As of the observation period covered by this record (2025), when AI systems generated inaccurate or misleading representations relating to:

  • Regulatory status
  • Product safety or indications
  • Financial performance
  • Partnerships or competitive positioning

There was typically:

  • No standardized correction mechanism
  • No confirmation of receipt
  • No auditable trail of response
  • No durable record demonstrating attempted remediation

Even where enterprises might have acted to correct or clarify representations through available channels, no standard mechanisms existed to preserve evidence of such attempts.


Concentration of exposure in regulated sectors

In regulated industries, the observed behaviours carried heightened consequences due to the interaction between AI-mediated representation and existing accountability expectations.

Observed risk amplification included:

  • Blurred product distinctions
  • Incorrect safety or indication descriptions
  • Misstated regulatory status
  • Conflated or outdated disclosures

These effects occurred in the absence of default visibility, monitoring, or evidentiary controls available to the enterprise.


Limits of the evidence

This record does not establish:

  • Intent or design choices by AI system developers
  • Accuracy or inaccuracy of any individual output
  • Causality between AI representations and specific enterprise outcomes
  • Compliance or non-compliance with any regulatory framework

The evidence documents observable behaviour only.
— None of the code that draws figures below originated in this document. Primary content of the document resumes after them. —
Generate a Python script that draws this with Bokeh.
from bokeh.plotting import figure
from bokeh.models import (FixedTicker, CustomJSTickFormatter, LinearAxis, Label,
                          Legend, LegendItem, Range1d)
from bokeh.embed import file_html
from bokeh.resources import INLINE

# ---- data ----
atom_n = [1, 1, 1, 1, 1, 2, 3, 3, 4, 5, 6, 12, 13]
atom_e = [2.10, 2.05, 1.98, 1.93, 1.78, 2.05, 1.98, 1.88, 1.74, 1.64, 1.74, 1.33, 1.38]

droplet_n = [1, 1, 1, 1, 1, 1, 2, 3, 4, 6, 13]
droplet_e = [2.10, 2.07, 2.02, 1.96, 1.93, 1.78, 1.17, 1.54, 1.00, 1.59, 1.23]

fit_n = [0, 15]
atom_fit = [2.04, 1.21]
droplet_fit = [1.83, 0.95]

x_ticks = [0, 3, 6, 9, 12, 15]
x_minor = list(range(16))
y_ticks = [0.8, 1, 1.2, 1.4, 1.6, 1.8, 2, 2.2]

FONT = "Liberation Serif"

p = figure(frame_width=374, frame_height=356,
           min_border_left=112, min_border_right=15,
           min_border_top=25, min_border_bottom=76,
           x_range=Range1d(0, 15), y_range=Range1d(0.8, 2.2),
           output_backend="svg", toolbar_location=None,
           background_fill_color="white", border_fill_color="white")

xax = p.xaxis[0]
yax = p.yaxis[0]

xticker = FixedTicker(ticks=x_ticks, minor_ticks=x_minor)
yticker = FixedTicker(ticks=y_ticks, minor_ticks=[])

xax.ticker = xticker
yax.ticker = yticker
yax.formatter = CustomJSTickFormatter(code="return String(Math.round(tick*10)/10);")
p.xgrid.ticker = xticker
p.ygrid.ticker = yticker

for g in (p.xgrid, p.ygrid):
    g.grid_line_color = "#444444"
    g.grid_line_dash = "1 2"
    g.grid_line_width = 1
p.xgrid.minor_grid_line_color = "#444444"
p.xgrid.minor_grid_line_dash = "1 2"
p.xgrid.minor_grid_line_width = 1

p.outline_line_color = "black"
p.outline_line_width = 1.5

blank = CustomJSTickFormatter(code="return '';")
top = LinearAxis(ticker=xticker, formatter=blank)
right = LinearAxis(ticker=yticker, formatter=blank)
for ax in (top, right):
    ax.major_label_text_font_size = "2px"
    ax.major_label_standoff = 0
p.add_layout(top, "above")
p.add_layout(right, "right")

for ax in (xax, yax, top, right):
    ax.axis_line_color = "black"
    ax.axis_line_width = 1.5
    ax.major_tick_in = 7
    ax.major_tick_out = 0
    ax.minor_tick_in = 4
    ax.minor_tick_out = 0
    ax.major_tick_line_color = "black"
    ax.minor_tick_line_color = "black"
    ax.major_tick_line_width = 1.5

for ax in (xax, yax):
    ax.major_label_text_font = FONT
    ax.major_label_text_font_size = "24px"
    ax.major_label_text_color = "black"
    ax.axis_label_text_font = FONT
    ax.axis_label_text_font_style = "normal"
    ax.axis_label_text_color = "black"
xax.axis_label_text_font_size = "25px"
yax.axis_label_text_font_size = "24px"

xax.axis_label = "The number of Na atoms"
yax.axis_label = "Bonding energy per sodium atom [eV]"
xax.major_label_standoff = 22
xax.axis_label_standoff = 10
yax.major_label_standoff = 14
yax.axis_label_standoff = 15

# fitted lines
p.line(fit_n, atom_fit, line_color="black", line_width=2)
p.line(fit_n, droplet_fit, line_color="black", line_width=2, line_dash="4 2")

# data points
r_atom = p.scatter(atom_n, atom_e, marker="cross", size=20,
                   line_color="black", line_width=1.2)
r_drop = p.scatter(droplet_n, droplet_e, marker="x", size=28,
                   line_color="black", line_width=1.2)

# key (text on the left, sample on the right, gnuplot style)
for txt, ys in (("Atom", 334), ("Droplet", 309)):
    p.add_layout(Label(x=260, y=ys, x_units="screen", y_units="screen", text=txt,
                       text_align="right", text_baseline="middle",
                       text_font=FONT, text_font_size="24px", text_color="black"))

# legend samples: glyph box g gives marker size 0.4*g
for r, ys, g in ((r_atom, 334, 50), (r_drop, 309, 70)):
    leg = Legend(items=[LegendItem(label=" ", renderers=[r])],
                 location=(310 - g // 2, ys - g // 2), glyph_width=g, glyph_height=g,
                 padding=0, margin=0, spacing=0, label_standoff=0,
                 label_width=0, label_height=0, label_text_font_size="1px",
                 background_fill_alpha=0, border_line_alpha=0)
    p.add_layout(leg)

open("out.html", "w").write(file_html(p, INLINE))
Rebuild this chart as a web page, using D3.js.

Interpretation, risk classification, and governance response are separate questions and are not addressed here.


Temporal scope and limits of interpretation

This record is published now because the accumulated evidence represents a sufficiently robust corpus to establish baseline behavioural patterns across external AI systems. It documents the state of AI-mediated enterprise representation as observed during 2025 and provides a fixed temporal reference point against which future observation and governance mechanisms may be evaluated.

The publication of this record does not assert that these behaviours are permanent, universal, or uncorrectable. It establishes that they were observable, persistent, and undocumented at the time of observation.


Closing statement

The existence of this evidentiary record does not imply failure by enterprises, AI developers, or regulators. It demonstrates a structural gap between AI-mediated influence and enterprise evidentiary capability.

How that gap should be addressed is a matter of governance design and institutional response. This record exists to document what was observable before any such response is applied.